§ **What to do**: Retype exactly the line holding "Emit a LaTeX" and each line that follows, down to the last one. Exclude pictures.
** begin Available data **
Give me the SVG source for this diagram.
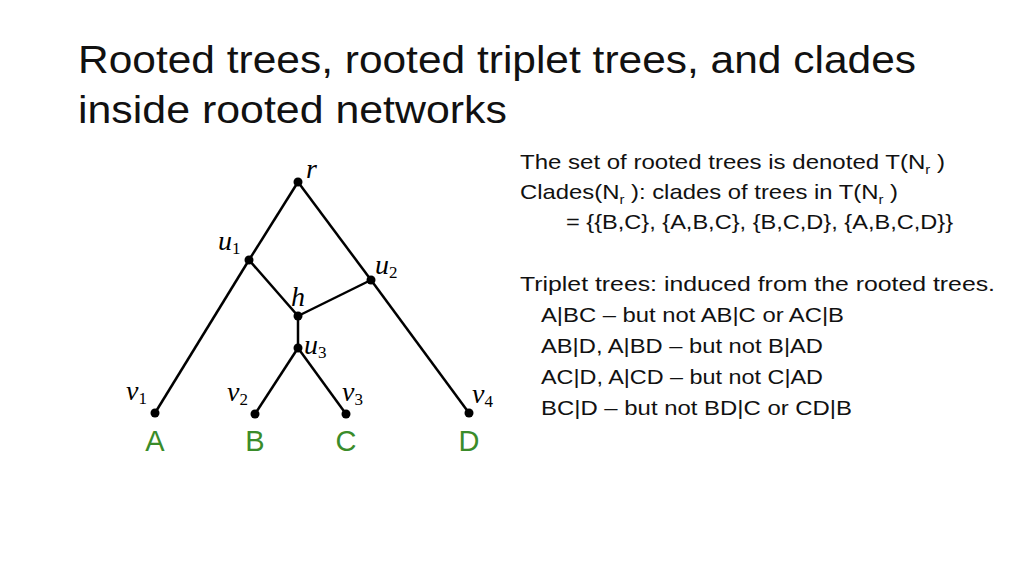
<svg xmlns="http://www.w3.org/2000/svg" width="1024" height="576" viewBox="0 0 1024 576">
<style>
.t{font-family:"Liberation Sans",Arial,sans-serif;fill:#111}
.title{font-size:38px}
.body{font-size:21px}
.m{font-family:"Liberation Serif","DejaVu Serif",serif;font-style:italic;font-size:28px;fill:#000}
.s{font-size:17px;font-style:normal}
.leaf{font-family:"Liberation Sans",Arial,sans-serif;font-size:29px;fill:#3a8c2a}
.e{stroke:#000;stroke-width:2.5;fill:none}
</style>
<rect width="1024" height="576" fill="#fff"/>
<text class="t title" x="78" y="73" textLength="838" lengthAdjust="spacingAndGlyphs">Rooted trees, rooted triplet trees, and clades</text>
<text class="t title" x="78" y="123" textLength="429" lengthAdjust="spacingAndGlyphs">inside rooted networks</text>
<g id="edges">
<line class="e" x1="298" y1="182" x2="249" y2="260"/>
<line class="e" x1="249" y1="260" x2="155" y2="413"/>
<line class="e" x1="249" y1="260" x2="298" y2="316"/>
<line class="e" x1="298" y1="182" x2="371" y2="280"/>
<line class="e" x1="371" y1="280" x2="469" y2="413"/>
<line class="e" x1="371" y1="280" x2="298" y2="316"/>
<line class="e" x1="298" y1="316" x2="298" y2="348"/>
<line class="e" x1="298" y1="348" x2="255" y2="414"/>
<line class="e" x1="298" y1="348" x2="346" y2="414"/>
</g>
<g id="r"><circle cx="298" cy="182" r="4.5"/><text class="m" x="306" y="178">r</text></g>
<g id="u1"><circle cx="249" cy="260" r="4.5"/><text class="m" x="218" y="250">u<tspan class="s" dy="4">1</tspan></text></g>
<g id="u2"><circle cx="371" cy="280" r="4.5"/><text class="m" x="375" y="274">u<tspan class="s" dy="4">2</tspan></text></g>
<g id="h"><circle cx="298" cy="316" r="4.5"/><text class="m" x="291" y="306">h</text></g>
<g id="u3"><circle cx="298" cy="348" r="4.5"/><text class="m" x="304" y="354">u<tspan class="s" dy="4">3</tspan></text></g>
<g id="v1"><circle cx="155" cy="413" r="4.5"/><text class="m" x="126" y="400">v<tspan class="s" dy="4">1</tspan></text><text class="leaf" x="155" y="451" text-anchor="middle">A</text></g>
<g id="v2"><circle cx="255" cy="414" r="4.5"/><text class="m" x="227" y="401">v<tspan class="s" dy="4">2</tspan></text><text class="leaf" x="255" y="451" text-anchor="middle">B</text></g>
<g id="v3"><circle cx="346" cy="414" r="4.5"/><text class="m" x="342" y="401">v<tspan class="s" dy="4">3</tspan></text><text class="leaf" x="346" y="451" text-anchor="middle">C</text></g>
<g id="v4"><circle cx="469" cy="413" r="4.5"/><text class="m" x="472" y="403">v<tspan class="s" dy="4">4</tspan></text><text class="leaf" x="469" y="451" text-anchor="middle">D</text></g>
<g class="t body">
<text x="520" y="169" textLength="425" lengthAdjust="spacingAndGlyphs">The set of rooted trees is denoted T(N<tspan font-size="13" dy="5">r</tspan><tspan dy="-5"> )</tspan></text>
<text x="520" y="199" textLength="378" lengthAdjust="spacingAndGlyphs">Clades(N<tspan font-size="13" dy="5">r</tspan><tspan dy="-5"> ): clades of trees in T(N</tspan><tspan font-size="13" dy="5">r</tspan><tspan dy="-5"> )</tspan></text>
<text x="566" y="229" textLength="387" lengthAdjust="spacingAndGlyphs">= {{B,C}, {A,B,C}, {B,C,D}, {A,B,C,D}}</text>
<text x="520" y="291" textLength="475" lengthAdjust="spacingAndGlyphs">Triplet trees: induced from the rooted trees.</text>
<text x="541" y="322" textLength="303" lengthAdjust="spacingAndGlyphs">A|BC – but not AB|C or AC|B</text>
<text x="541" y="353" textLength="282" lengthAdjust="spacingAndGlyphs">AB|D, A|BD – but not B|AD</text>
<text x="541" y="384" textLength="282" lengthAdjust="spacingAndGlyphs">AC|D, A|CD – but not C|AD</text>
<text x="541" y="415" textLength="311" lengthAdjust="spacingAndGlyphs">BC|D – but not BD|C or CD|B</text>
</g>
</svg>
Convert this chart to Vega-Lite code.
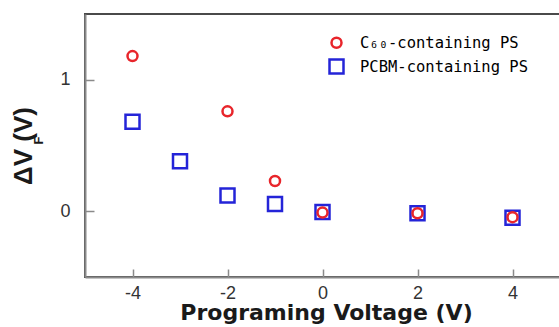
{
  "$schema": "https://vega.github.io/schema/vega-lite/v6.json",
  "width": 475,
  "height": 263,
  "autosize": {"type": "none"},
  "padding": {"left": 85, "top": 14, "right": 0, "bottom": 50},
  "background": "white",
  "config": {"view": {"stroke": "#4a4a4a", "strokeWidth": 2}, "font": "Liberation Sans"},
  "data": {
    "values": [
      {"voltage": -4, "dvf": 0.68, "series": "PCBM-containing PS"},
      {"voltage": -3, "dvf": 0.38, "series": "PCBM-containing PS"},
      {"voltage": -2, "dvf": 0.12, "series": "PCBM-containing PS"},
      {"voltage": -1, "dvf": 0.055, "series": "PCBM-containing PS"},
      {"voltage": 0, "dvf": -0.005, "series": "PCBM-containing PS"},
      {"voltage": 2, "dvf": -0.015, "series": "PCBM-containing PS"},
      {"voltage": 4, "dvf": -0.05, "series": "PCBM-containing PS"},
      {"voltage": -4, "dvf": 1.18, "series": "C₆₀-containing PS"},
      {"voltage": -2, "dvf": 0.76, "series": "C₆₀-containing PS"},
      {"voltage": -1, "dvf": 0.23, "series": "C₆₀-containing PS"},
      {"voltage": 0, "dvf": -0.01, "series": "C₆₀-containing PS"},
      {"voltage": 2, "dvf": -0.015, "series": "C₆₀-containing PS"},
      {"voltage": 4, "dvf": -0.045, "series": "C₆₀-containing PS"}
    ]
  },
  "layer": [
    {
      "mark": {"type": "point", "filled": false, "strokeWidth": 2.5, "opacity": 1, "clip": false},
      "encoding": {
        "x": {
          "field": "voltage", "type": "quantitative",
          "scale": {"domain": [-5, 5], "nice": false, "zero": false},
          "axis": {
            "values": [-4, -2, 0, 2, 4], "grid": false, "ticks": false, "tickSize": 0,
            "labelExpr": "replace(datum.label, '−', '-')",
            "domainColor": "#8a8a8a", "domainWidth": 2,
            "labelFontSize": 18, "labelColor": "#333333", "labelPadding": 7,
            "labelFont": "Liberation Sans",
            "title": "Programing Voltage (V)", "titleFontSize": 22, "titleFontWeight": "bold",
            "titleColor": "#1a1a1a", "titleFont": "DejaVu Sans",
            "titleX": 241, "titleY": 42, "titleBaseline": "alphabetic"
          }
        },
        "y": {
          "field": "dvf", "type": "quantitative",
          "scale": {"domain": [-0.5, 1.5], "nice": false, "zero": false},
          "axis": {
            "values": [0, 1], "grid": false, "ticks": false, "tickSize": 0,
            "domainColor": "#8a8a8a", "domainWidth": 2,
            "labelFontSize": 18, "labelColor": "#333333", "labelPadding": 15,
            "labelFont": "Liberation Sans",
            "title": "ΔV   (V)", "titleFontSize": 26, "titleFontWeight": "bold",
            "titleColor": "#1a1a1a", "titleFont": "Liberation Sans",
            "titleX": -62, "titleY": 131.5, "titleBaseline": "middle", "titleAngle": -90
          }
        },
        "color": {
          "field": "series", "type": "nominal",
          "scale": {"domain": ["C₆₀-containing PS", "PCBM-containing PS"], "range": ["#e8252b", "#2424d8"]},
          "legend": {
            "orient": "none", "legendX": 243, "legendY": 21, "title": null,
            "padding": 0, "rowPadding": 1, "labelOffset": 15,
            "labelFont": "DejaVu Sans Mono", "labelFontSize": 15.5, "labelLimit": 300,
            "symbolStrokeWidth": 2.5,
            "encode": {"labels": {"update": {"fill": {"signal": "indexof(datum.label, 'PCBM') >= 0 ? '#2a2ae0' : '#e8252b'"}}}}
          }
        },
        "shape": {
          "field": "series", "type": "nominal",
          "scale": {"domain": ["C₆₀-containing PS", "PCBM-containing PS"], "range": ["circle", "square"]}
        },
        "size": {
          "field": "series", "type": "nominal",
          "scale": {"domain": ["C₆₀-containing PS", "PCBM-containing PS"], "range": [100, 196]}
        }
      }
    },
    {
      "mark": {"type": "point", "opacity": 0},
      "encoding": {
        "x": {
          "field": "voltage", "type": "quantitative",
          "axis": {
            "orient": "top", "offset": -263, "values": [-4, -2, 0, 2, 4],
            "labels": false, "domain": false, "grid": false, "title": null,
            "ticks": true, "tickSize": 8, "tickColor": "#8a8a8a", "tickWidth": 1.5
          }
        },
        "y": {
          "field": "dvf", "type": "quantitative",
          "axis": {
            "orient": "right", "offset": -475, "values": [0, 1],
            "labels": false, "domain": false, "grid": false,
            "ticks": true, "tickSize": 9, "tickColor": "#8a8a8a", "tickWidth": 1.5,
            "title": "F", "titleFontSize": 13, "titleFontWeight": "bold",
            "titleColor": "#1a1a1a", "titleFont": "Liberation Sans",
            "titleX": -47, "titleY": 126, "titleAngle": -90, "titleBaseline": "middle", "titleAlign": "center"
          }
        }
      }
    }
  ],
  "resolve": {"axis": {"x": "independent", "y": "independent"}}
}
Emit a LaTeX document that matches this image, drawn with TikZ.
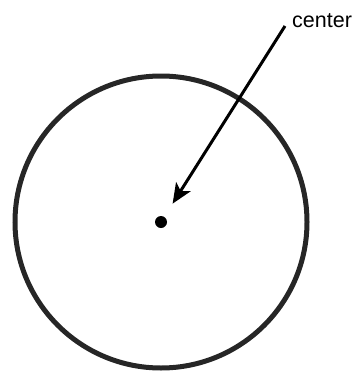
\documentclass[tikz,border=0pt]{standalone}
\usepackage{fontspec}
\setmainfont{Liberation Sans}
\usepackage{tikz}
\usetikzlibrary{arrows.meta, positioning}

\begin{document}
\begin{tikzpicture}[x=1pt, y=-1pt]
  \useasboundingbox (0,0) rectangle (358,372);

  \node[draw=black!85, line width=5pt, circle, minimum size=292pt, inner sep=0pt]
      (rim) at (161,222) {};
  \node[fill=black, circle, minimum size=12pt, inner sep=0pt]
      (ctr) at (161,222) {};

  \node[anchor=west, inner sep=0pt, font=\fontsize{21.5}{24}\selectfont]
      (lbl) at (292,21) {center};
  \coordinate (tail) at (285,26);

  \draw[line width=3pt, -{Stealth[length=20pt, width=17pt, inset=5pt]}, shorten >=15.5pt]
      (tail) -- (ctr);
\end{tikzpicture}
\end{document}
** end Available data **
§ **Task result**:
Emit a LaTeX document that matches this image, drawn with TikZ.
\documentclass[tikz,border=0pt]{standalone}
\usepackage{fontspec}
\setmainfont{Liberation Sans}
\usepackage{tikz}
\usetikzlibrary{arrows.meta, positioning}

\begin{document}
\begin{tikzpicture}[x=1pt, y=-1pt]
  \useasboundingbox (0,0) rectangle (358,372);

  \node[draw=black!85, line width=5pt, circle, minimum size=292pt, inner sep=0pt]
      (rim) at (161,222) {};
  \node[fill=black, circle, minimum size=12pt, inner sep=0pt]
      (ctr) at (161,222) {};

  \node[anchor=west, inner sep=0pt, font=\fontsize{21.5}{24}\selectfont]
      (lbl) at (292,21) {center};
  \coordinate (tail) at (285,26);

  \draw[line width=3pt, -{Stealth[length=20pt, width=17pt, inset=5pt]}, shorten >=15.5pt]
      (tail) -- (ctr);
\end{tikzpicture}
\end{document}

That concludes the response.